# Problem to solve
Copy each line below that includes "this".

[Records with drawing code]
------
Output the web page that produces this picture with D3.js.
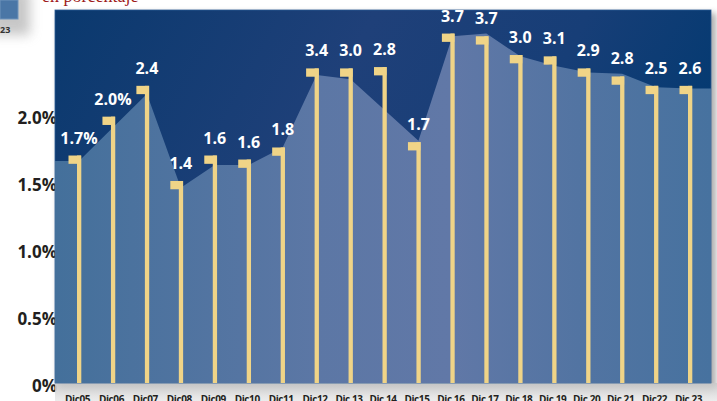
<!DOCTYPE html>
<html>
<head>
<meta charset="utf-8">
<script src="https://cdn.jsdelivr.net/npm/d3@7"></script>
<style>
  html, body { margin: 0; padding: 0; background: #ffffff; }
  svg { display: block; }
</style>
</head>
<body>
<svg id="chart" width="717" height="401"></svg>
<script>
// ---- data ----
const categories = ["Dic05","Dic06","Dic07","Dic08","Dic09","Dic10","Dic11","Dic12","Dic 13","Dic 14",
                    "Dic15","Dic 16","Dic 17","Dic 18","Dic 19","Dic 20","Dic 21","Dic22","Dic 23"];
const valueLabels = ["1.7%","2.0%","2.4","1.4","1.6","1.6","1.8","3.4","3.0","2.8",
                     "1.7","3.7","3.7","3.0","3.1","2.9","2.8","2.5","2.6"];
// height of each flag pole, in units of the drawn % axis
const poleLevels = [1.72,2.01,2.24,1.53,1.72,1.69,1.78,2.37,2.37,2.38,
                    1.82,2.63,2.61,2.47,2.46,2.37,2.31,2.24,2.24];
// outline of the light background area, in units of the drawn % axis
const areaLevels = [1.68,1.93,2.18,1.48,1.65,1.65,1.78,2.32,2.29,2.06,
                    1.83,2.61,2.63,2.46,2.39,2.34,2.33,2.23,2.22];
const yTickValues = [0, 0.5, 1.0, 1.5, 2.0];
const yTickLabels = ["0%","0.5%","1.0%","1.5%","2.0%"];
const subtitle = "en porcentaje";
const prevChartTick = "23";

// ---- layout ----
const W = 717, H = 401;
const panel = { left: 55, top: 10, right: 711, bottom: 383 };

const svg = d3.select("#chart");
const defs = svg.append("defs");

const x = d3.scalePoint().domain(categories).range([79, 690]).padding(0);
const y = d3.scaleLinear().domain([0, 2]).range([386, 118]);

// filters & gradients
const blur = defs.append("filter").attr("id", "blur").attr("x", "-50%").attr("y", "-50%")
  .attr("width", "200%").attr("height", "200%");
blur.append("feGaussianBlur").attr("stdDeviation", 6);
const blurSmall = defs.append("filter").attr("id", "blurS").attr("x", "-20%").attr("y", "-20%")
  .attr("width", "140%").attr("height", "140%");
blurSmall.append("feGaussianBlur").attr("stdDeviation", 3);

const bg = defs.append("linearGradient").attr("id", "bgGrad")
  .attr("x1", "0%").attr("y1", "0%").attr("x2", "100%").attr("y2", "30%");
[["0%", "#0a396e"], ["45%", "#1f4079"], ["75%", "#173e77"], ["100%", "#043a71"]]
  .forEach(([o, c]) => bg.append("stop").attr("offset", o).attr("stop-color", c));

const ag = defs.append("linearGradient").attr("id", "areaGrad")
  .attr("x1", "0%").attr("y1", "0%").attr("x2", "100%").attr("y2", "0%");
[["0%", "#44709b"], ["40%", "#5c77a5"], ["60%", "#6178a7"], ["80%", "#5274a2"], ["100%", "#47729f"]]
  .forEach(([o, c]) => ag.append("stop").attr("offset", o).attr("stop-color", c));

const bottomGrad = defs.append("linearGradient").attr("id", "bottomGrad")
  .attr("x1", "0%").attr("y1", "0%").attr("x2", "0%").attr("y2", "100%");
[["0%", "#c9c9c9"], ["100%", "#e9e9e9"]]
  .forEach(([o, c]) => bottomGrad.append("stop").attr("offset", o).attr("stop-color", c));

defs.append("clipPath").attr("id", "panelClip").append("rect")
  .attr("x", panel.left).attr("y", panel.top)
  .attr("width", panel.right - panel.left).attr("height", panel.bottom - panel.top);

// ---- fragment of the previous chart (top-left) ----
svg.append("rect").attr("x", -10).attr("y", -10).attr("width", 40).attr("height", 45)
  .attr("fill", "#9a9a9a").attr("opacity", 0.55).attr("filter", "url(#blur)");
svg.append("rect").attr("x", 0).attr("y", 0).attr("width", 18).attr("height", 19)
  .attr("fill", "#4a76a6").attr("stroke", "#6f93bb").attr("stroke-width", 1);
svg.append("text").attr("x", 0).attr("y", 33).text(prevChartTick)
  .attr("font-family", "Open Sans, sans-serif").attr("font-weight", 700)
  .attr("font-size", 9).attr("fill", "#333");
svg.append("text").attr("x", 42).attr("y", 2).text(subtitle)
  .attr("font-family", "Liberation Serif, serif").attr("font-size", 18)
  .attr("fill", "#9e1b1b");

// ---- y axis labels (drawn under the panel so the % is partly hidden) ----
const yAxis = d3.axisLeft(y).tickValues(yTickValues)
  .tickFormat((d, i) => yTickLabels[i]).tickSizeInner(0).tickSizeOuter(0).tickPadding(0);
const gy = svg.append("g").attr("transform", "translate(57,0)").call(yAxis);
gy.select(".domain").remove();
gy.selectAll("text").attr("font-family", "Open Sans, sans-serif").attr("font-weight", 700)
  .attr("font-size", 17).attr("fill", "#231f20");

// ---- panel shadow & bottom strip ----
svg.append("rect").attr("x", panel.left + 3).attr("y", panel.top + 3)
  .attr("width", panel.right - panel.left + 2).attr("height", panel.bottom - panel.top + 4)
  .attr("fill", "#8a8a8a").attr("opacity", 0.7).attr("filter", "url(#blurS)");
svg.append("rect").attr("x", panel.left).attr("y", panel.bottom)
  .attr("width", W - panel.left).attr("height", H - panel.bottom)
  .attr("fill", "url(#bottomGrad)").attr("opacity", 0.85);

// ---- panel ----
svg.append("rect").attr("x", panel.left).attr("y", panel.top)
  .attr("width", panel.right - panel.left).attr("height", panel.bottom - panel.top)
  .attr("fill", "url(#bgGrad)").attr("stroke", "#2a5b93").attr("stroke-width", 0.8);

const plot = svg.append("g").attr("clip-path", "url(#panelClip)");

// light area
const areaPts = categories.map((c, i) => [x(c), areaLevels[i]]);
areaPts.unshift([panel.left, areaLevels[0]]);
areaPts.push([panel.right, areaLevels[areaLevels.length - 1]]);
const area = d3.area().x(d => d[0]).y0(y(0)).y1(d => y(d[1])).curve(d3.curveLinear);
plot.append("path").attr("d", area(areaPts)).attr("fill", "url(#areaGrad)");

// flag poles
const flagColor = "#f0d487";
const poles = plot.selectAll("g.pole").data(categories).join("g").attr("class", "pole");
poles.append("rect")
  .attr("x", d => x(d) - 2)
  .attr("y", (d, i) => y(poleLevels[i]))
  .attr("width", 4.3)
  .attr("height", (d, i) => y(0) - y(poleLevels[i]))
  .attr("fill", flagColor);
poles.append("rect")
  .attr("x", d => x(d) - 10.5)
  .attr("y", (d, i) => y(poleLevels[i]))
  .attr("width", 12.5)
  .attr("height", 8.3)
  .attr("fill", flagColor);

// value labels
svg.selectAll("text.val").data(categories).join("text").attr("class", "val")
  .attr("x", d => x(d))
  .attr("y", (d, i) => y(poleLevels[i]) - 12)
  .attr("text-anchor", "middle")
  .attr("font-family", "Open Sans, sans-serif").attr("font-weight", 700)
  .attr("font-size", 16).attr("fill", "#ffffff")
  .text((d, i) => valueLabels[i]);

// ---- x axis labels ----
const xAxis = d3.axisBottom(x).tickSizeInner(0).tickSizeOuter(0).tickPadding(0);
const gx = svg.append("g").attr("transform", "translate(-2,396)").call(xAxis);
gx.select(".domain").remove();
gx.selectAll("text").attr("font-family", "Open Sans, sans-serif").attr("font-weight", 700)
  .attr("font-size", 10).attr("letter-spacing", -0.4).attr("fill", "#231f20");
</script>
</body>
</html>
------
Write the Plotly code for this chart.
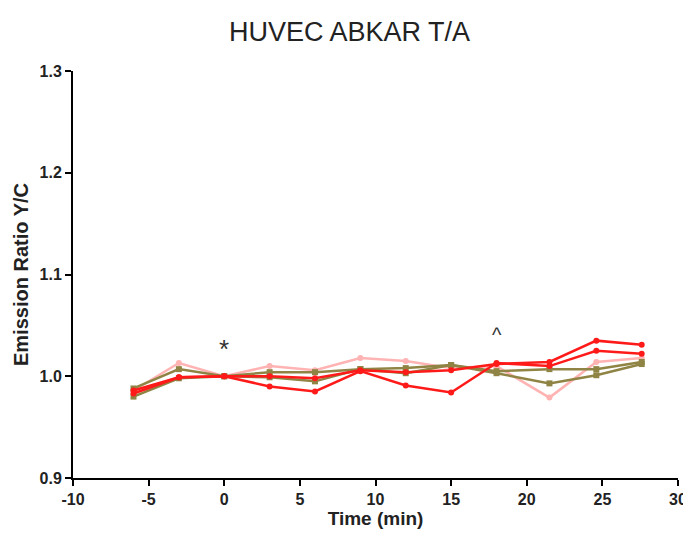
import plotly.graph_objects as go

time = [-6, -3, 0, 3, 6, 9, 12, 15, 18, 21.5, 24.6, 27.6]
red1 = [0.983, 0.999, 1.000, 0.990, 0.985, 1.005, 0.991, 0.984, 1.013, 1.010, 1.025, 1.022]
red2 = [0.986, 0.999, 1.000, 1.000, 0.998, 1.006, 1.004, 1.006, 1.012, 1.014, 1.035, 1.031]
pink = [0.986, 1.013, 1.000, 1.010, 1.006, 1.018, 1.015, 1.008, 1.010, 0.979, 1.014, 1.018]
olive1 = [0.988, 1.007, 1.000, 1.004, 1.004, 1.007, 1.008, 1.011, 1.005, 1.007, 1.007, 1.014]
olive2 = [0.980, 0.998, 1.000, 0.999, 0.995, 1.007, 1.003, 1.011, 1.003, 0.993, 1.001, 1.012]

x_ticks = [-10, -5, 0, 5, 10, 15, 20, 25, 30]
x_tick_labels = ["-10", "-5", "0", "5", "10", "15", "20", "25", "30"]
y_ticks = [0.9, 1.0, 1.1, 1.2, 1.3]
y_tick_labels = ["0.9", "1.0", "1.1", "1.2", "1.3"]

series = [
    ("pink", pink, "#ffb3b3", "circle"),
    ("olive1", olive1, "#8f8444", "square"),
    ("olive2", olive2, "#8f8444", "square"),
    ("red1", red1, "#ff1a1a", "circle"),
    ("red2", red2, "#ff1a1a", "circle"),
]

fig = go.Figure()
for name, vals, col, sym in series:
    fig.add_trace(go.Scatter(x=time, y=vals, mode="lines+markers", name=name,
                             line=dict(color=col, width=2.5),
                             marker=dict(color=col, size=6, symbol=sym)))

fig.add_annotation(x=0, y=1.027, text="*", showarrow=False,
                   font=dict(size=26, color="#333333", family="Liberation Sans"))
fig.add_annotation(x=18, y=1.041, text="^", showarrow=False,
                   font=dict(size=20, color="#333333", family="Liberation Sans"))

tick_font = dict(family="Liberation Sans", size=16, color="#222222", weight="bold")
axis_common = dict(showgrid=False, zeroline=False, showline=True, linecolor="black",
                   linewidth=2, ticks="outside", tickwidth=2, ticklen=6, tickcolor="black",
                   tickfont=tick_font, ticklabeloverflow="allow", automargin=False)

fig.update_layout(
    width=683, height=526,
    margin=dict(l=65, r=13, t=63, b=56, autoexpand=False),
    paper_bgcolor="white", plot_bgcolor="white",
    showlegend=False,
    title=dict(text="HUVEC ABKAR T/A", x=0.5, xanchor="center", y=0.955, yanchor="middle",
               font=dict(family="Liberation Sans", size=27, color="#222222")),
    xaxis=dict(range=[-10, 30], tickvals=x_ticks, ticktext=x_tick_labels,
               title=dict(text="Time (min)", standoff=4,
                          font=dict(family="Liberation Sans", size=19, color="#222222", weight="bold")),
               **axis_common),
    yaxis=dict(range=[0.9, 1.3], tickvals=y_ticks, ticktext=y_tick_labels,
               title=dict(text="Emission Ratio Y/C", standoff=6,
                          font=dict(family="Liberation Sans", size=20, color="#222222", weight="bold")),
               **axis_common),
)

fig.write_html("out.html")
------
# Completed task
Output the web page that produces this picture with D3.js.
Write the Plotly code for this chart.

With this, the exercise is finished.